GOVT OPPOSES CONCEPT OF ‘LIVING WILL’ IN SUPREME COURT
The Union government opposed the concept of a ‘living will’, or advance medical directive by patients for mercy killing, in the Supreme Court on Tuesday.
Rejecting the idea, the government told the court that “it could be enormously misused”.
A constitution bench of five judges of the Supreme Court was hearing NGO Common Cause’s plea to declare ‘right to die with dignity’ as a fundamental right within the fold of right to live with dignity guaranteed under Article 21 of the Constitution.
A ‘living will’ is a concept where a patient can give consent that allows withdrawal of life support systems if the individual is reduced to a permanent vegetative state with no real chance of survival.

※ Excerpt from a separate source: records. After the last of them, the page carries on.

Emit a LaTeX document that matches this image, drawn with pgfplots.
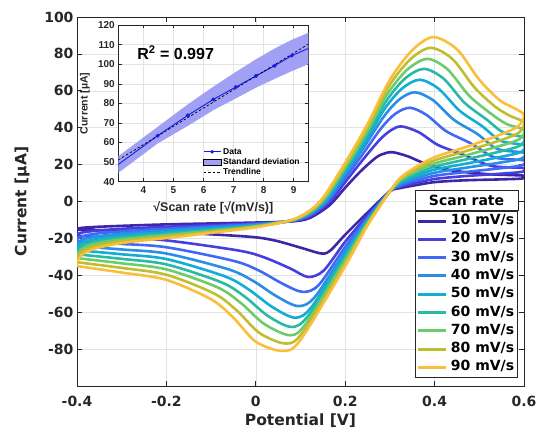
\documentclass[border=0pt]{standalone}
\usepackage{fontspec}
\setmainfont{DejaVu Sans}
\newfontfamily\arialf{Liberation Sans}
\usepackage{pgfplots}
\pgfplotsset{compat=1.18}

\definecolor{c1}{RGB}{62,38,168}
\definecolor{c2}{RGB}{70,62,222}
\definecolor{c3}{RGB}{64,105,246}
\definecolor{c4}{RGB}{42,142,230}
\definecolor{c5}{RGB}{18,172,212}
\definecolor{c6}{RGB}{40,186,165}
\definecolor{c7}{RGB}{110,203,108}
\definecolor{c8}{RGB}{190,190,48}
\definecolor{c9}{RGB}{251,190,58}
\definecolor{axc}{RGB}{38,38,38}
\definecolor{bandc}{RGB}{160,160,245}
\definecolor{datac}{RGB}{25,25,235}

\begin{document}
\begin{tikzpicture}
\path[use as bounding box] (0,0) rectangle (545bp,430bp);

% main cyclic voltammograms
\begin{axis}[
    at={(77bp,44bp)}, anchor=south west,
    scale only axis, width=447bp, height=369bp,
    xmin=-0.4, xmax=0.6, ymin=-100, ymax=100,
    xtick={-0.4,-0.2,0,0.2,0.4,0.6},
    xticklabels={-0.4,-0.2,0,0.2,0.4,0.6},
    ytick={-80,-60,-40,-20,0,20,40,60,80,100},
    yticklabels={-80,-60,-40,-20,0,20,40,60,80,100},
    ticklabel style={font=\fontsize{14bp}{16bp}\selectfont\bfseries, text=axc},
    xticklabel style={yshift=-7bp},
    xlabel={Potential [V]}, ylabel={Current [µA]},
    label style={font=\fontsize{15.5bp}{18bp}\selectfont\bfseries, text=axc},
    xlabel style={at={(rel axis cs:0.5,0)}, anchor=center, yshift=-35bp},
    ylabel style={at={(rel axis cs:0,0.5)}, anchor=center, yshift=55bp},
    grid=major, major grid style={black!11, line width=0.5bp},
    tick align=inside, major tick length=5bp,
    tick style={axc, line width=0.6bp},
    axis line style={axc, line width=0.7bp},
    legend image code/.code={\draw[#1, line width=3bp] (0bp,0bp) -- (28bp,0bp);},
    legend cell align=left,
    legend style={name=leg, at={(0.9866,0.0217)}, anchor=south east,
        draw=axc, line width=0.7bp, fill=white, inner sep=1bp, row sep=0pt,
        column sep=1bp,
        font=\fontsize{14bp}{16bp}\selectfont\bfseries,
        nodes={inner xsep=2.5bp, inner ysep=2.65bp, text height=10bp, text depth=3bp}},
    every axis plot/.append style={line width=2.6bp, smooth, tension=0.5},
]
\addplot[c1] coordinates {
(-0.4,-15.3) (-0.4,-14.8) (-0.39,-14.3) (-0.36,-13.8) (-0.3,-13.2) (-0.2,-12.4) (-0.1,-11.9) (0,-11.4) (0.08,-10.8)
(0.12,-9) (0.165,-2) (0.2,7.5) (0.235,16.5) (0.27,24) (0.29,26.2) (0.307,26.7) (0.34,24.5) (0.38,20.5) (0.44,16.8) (0.52,14.8) (0.6,14)
(0.597,12.5) (0.55,12) (0.47,11.5) (0.4,10.5) (0.35,8.5) (0.322,7.2) (0.3,5.5)
(0.25,-6) (0.2,-18) (0.167,-26.5) (0.147,-28.2) (0.1,-25) (0.04,-21) (-0.02,-19) (-0.2,-16.5) (-0.3,-15.8) (-0.4,-15.3)};
\addlegendentry{10 mV/s}
\addplot[c2] coordinates {
(-0.4,-18.7) (-0.4,-18.0) (-0.39,-16.9) (-0.36,-15.9) (-0.3,-14.8) (-0.2,-13.7) (-0.1,-12.8) (0,-11.9) (0.08,-10.7)
(0.12,-8.1) (0.162,-1.1) (0.2,10.5) (0.238,22.2) (0.277,33.4) (0.303,38.7) (0.326,40.7) (0.365,37.5) (0.407,30.7) (0.464,25.4) (0.527,19.3) (0.6,18.1)
(0.596,16.1) (0.55,15.1) (0.47,13.8) (0.4,12.2) (0.35,9.6) (0.322,7.9) (0.3,5.5)
(0.25,-7.6) (0.2,-21.8) (0.152,-37.4) (0.117,-40.9) (0.078,-36.4) (0.02,-30.4) (-0.038,-26.6) (-0.2,-21.1) (-0.3,-19.8) (-0.4,-18.7)};
\addlegendentry{20 mV/s}
\addplot[c3] coordinates {
(-0.4,-21.6) (-0.4,-20.6) (-0.39,-19.0) (-0.36,-17.5) (-0.3,-16.2) (-0.2,-14.8) (-0.1,-13.5) (0,-12.2) (0.08,-10.5)
(0.12,-7.5) (0.159,-0.5) (0.2,12.7) (0.241,26.3) (0.282,40.2) (0.313,47.7) (0.345,50.8) (0.382,46.9) (0.426,38.1) (0.481,31.5) (0.534,23.9) (0.6,22.3)
(0.595,19.6) (0.55,18.1) (0.47,16) (0.4,13.9) (0.35,10.8) (0.322,8.5) (0.3,5.5)
(0.25,-8.7) (0.2,-24.6) (0.141,-45.2) (0.105,-49) (0.061,-44.7) (0.005,-37.2) (-0.051,-32.1) (-0.2,-24.8) (-0.3,-23.0) (-0.4,-21.6)};
\addlegendentry{30 mV/s}
\addplot[c4] coordinates {
(-0.4,-24.1) (-0.4,-23.0) (-0.39,-20.9) (-0.36,-19.1) (-0.3,-17.4) (-0.2,-15.7) (-0.1,-14.2) (0,-12.6) (0.08,-10.4)
(0.12,-6.9) (0.157,0.1) (0.2,14.6) (0.243,29.8) (0.286,45.9) (0.321,55.3) (0.356,59.2) (0.397,54.8) (0.443,44.3) (0.495,36.7) (0.541,28.4) (0.6,26.4)
(0.594,23.2) (0.55,21.2) (0.47,18.3) (0.4,15.6) (0.35,11.9) (0.322,9.2) (0.3,5.5)
(0.25,-9.7) (0.2,-26.9) (0.132,-51.8) (0.095,-56.7) (0.048,-51.6) (-0.007,-42.9) (-0.062,-36.7) (-0.2,-28.2) (-0.3,-26.0) (-0.4,-24.1)};
\addlegendentry{40 mV/s}
\addplot[c5] coordinates {
(-0.4,-26.4) (-0.4,-25.1) (-0.39,-22.6) (-0.36,-20.4) (-0.3,-18.5) (-0.2,-16.6) (-0.1,-14.8) (0,-12.9) (0.08,-10.3)
(0.12,-6.5) (0.156,0.5) (0.2,16.0) (0.245,32.6) (0.289,50.5) (0.328,61.4) (0.367,66) (0.409,61.1) (0.456,49.2) (0.506,40.9) (0.548,32.9) (0.6,30.5)
(0.593,26.8) (0.55,24.3) (0.47,20.5) (0.4,17.3) (0.35,13) (0.322,9.9) (0.3,5.5)
(0.25,-10.4) (0.2,-28.7) (0.125,-57.1) (0.088,-63) (0.037,-57.2) (-0.017,-47.5) (-0.07,-40.5) (-0.2,-31.2) (-0.3,-28.6) (-0.4,-26.4)};
\addlegendentry{50 mV/s}
\addplot[c6] coordinates {
(-0.4,-28.6) (-0.4,-27.1) (-0.39,-24.2) (-0.36,-21.7) (-0.3,-19.5) (-0.2,-17.4) (-0.1,-15.4) (0,-13.2) (0.08,-10.3)
(0.12,-6.1) (0.154,0.9) (0.2,17.3) (0.246,35.0) (0.292,54.5) (0.334,66.7) (0.376,71.9) (0.42,66.6) (0.467,53.5) (0.516,44.5) (0.554,37.4) (0.6,34.6)
(0.591,30.3) (0.55,27.3) (0.47,22.8) (0.4,18.9) (0.35,14.1) (0.322,10.5) (0.3,5.5)
(0.25,-11.1) (0.2,-30.3) (0.118,-61.7) (0.08,-68) (0.027,-62.0) (-0.025,-51.5) (-0.078,-43.7) (-0.2,-34.1) (-0.3,-31.1) (-0.4,-28.6)};
\addlegendentry{60 mV/s}
\addplot[c7] coordinates {
(-0.4,-30.7) (-0.4,-29.0) (-0.39,-25.8) (-0.36,-22.9) (-0.3,-20.5) (-0.2,-18.2) (-0.1,-15.9) (0,-13.4) (0.08,-10.2)
(0.12,-5.8) (0.153,1.3) (0.2,18.5) (0.247,37.2) (0.294,58.1) (0.339,71.5) (0.384,77.3) (0.429,71.6) (0.477,57.4) (0.525,47.8) (0.561,42.0) (0.6,38.8)
(0.59,33.9) (0.55,30.4) (0.47,25) (0.4,20.6) (0.35,15.3) (0.322,11.2) (0.3,5.5)
(0.25,-11.7) (0.2,-31.8) (0.113,-65.9) (0.077,-72.5) (0.019,-66.4) (-0.033,-55.1) (-0.085,-46.6) (-0.2,-36.8) (-0.3,-33.5) (-0.4,-30.7)};
\addlegendentry{70 mV/s}
\addplot[c8] coordinates {
(-0.4,-32.9) (-0.4,-31.0) (-0.39,-27.4) (-0.36,-24.2) (-0.3,-21.5) (-0.2,-19.0) (-0.1,-16.5) (0,-13.7) (0.08,-10.1)
(0.12,-5.4) (0.151,1.6) (0.2,19.8) (0.249,39.7) (0.297,62.2) (0.345,76.9) (0.391,83.3) (0.44,77.2) (0.489,61.9) (0.535,51.5) (0.568,46.5) (0.6,42.9)
(0.589,37.4) (0.55,33.4) (0.47,27.3) (0.4,22.3) (0.35,16.4) (0.322,11.8) (0.3,5.5)
(0.25,-12.4) (0.2,-33.5) (0.106,-70.6) (0.068,-77) (0.009,-71.4) (-0.042,-59.2) (-0.093,-49.9) (-0.2,-39.7) (-0.3,-36.0) (-0.4,-32.9)};
\addlegendentry{80 mV/s}
\addplot[c9] coordinates {
(-0.4,-35) (-0.4,-33) (-0.39,-29) (-0.36,-25.5) (-0.3,-22.5) (-0.2,-19.8) (-0.1,-17) (0,-14) (0.08,-10)
(0.12,-5) (0.15,2) (0.2,21) (0.25,42) (0.3,66) (0.35,82) (0.397,89.1) (0.45,82.5) (0.5,66) (0.545,55) (0.575,51) (0.6,47)
(0.588,41) (0.55,36.5) (0.47,29.5) (0.4,24) (0.35,17.5) (0.322,12.5) (0.3,5.5)
(0.25,-13) (0.2,-35) (0.1,-75) (0.06,-81) (0,-76) (-0.05,-63) (-0.1,-53) (-0.2,-42.5) (-0.3,-38.5) (-0.4,-35)};
\addlegendentry{90 mV/s}
\end{axis}

% legend title cell
\draw[axc, line width=0.7bp, fill=white] (leg.north west) rectangle ([yshift=20bp]leg.north east);
\node[font=\fontsize{14bp}{16bp}\selectfont\bfseries, text=black] at ([yshift=10bp]leg.north) {Scan rate};

% inset: peak current vs sqrt(scan rate)
\begin{axis}[
    at={(118.3bp,248.3bp)}, anchor=south west,
    scale only axis, width=190bp, height=156.7bp,
    xmin=3.1623, xmax=9.4868, ymin=40, ymax=120,
    xtick={4,5,6,7,8,9}, ytick={40,50,60,70,80,90,100,110,120},
    axis background/.style={fill=white},
    /pgf/number format/assume math mode=true,
    ticklabel style={font=\arialf\fontsize{10bp}{12bp}\selectfont\bfseries, text=axc},
    xticklabel style={yshift=-1bp},
    xlabel={√Scan rate [√(mV/s)]}, ylabel={Current [µA]},
    xlabel style={font=\arialf\fontsize{12.5bp}{14bp}\selectfont\bfseries, text=axc,
        at={(rel axis cs:0.5,0)}, anchor=center, yshift=-25.8bp},
    ylabel style={font=\arialf\fontsize{10.5bp}{12bp}\selectfont\bfseries, text=axc,
        at={(rel axis cs:0,0.5)}, anchor=center, yshift=33.3bp},
    grid=major, major grid style={black!11, line width=0.5bp},
    tick align=inside, major tick length=3.5bp,
    tick style={axc, line width=0.5bp},
    axis line style={axc, line width=0.7bp},
    legend cell align=left,
    legend style={at={(0.446,0.228)}, anchor=north west, draw=none, fill=none,
        inner sep=0pt, row sep=-1.2bp,
        font=\arialf\fontsize{8.5bp}{9.5bp}\selectfont\bfseries},
]
\addplot[datac, line width=0.9bp, mark=*, mark size=1.3bp] coordinates {
(3.162,48.8) (4.472,63.5) (5.477,73.9) (6.325,82) (7.071,88.3) (7.746,94) (8.367,99.2) (8.944,104.4) (9.487,108)};
\addlegendentry{Data}
\addplot[fill=bandc, draw=none, area legend] coordinates {
(3.162,53) (4.472,68) (5.477,79.5) (6.325,88.5) (7.071,96) (7.746,102.5) (8.367,108) (8.944,112.5) (9.487,116)
(9.487,100) (8.944,96.5) (8.367,92.5) (7.746,88) (7.071,82.5) (6.325,76.5) (5.477,68.5) (4.472,59.5) (3.162,44.5)} -- cycle;
\addlegendentry{Standard deviation}
\addplot[datac, line width=0.9bp, mark=*, mark size=1.3bp, forget plot] coordinates {
(3.162,48.8) (4.472,63.5) (5.477,73.9) (6.325,82) (7.071,88.3) (7.746,94) (8.367,99.2) (8.944,104.4) (9.487,108)};
\addplot[black, line width=0.7bp, dash pattern=on 2.5bp off 2bp] coordinates {
(3.162,51.1) (9.487,110.2)};
\addlegendentry{Trendline}
\node[anchor=west, font=\arialf\fontsize{16bp}{18bp}\selectfont\bfseries, text=black]
    at (axis cs:3.68,105.7) {R\textsuperscript{2} = 0.997};
\end{axis}
\end{tikzpicture}
\end{document}
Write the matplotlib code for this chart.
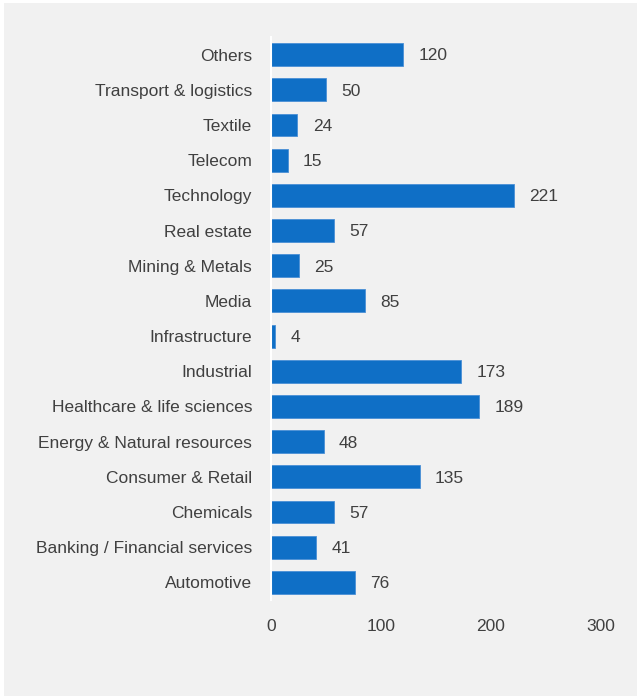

Additional solicitor general PS Narsimha informed the court that there was already a law on passive euthanasia and the government had drafted a ‘management of patients with terminal illness-withdrawal of medical life support bill’.
The draft bill, called The Medical Treatment of Terminally Ill Patients (Protection of patients and medical Practitioners ) Bill, 2016, says every advance medical directive (also called ‘living will’) or medical power of attorney executed by a person shall be taken into consideration in matter of withholding or withdrawing medical treatment but it shall not be binding on any medical practitioner.
The ‘living will’ is a type of advance directive that may be used by a person before incapacitation to outline a full range of treatment preferences or, most often, to reject treatment. While the draft bill does not explicitly use the term passive euthanasia, it permits ‘life sustaining treatment’ to be refused by a competent patient and such a decision will be binding on the doctor.
However, the draft bill has a controversial clause that allows a minor aged above 16 to take an informed decision and express a desire to withhold or withdraw medical treatment and allow nature to take its own course.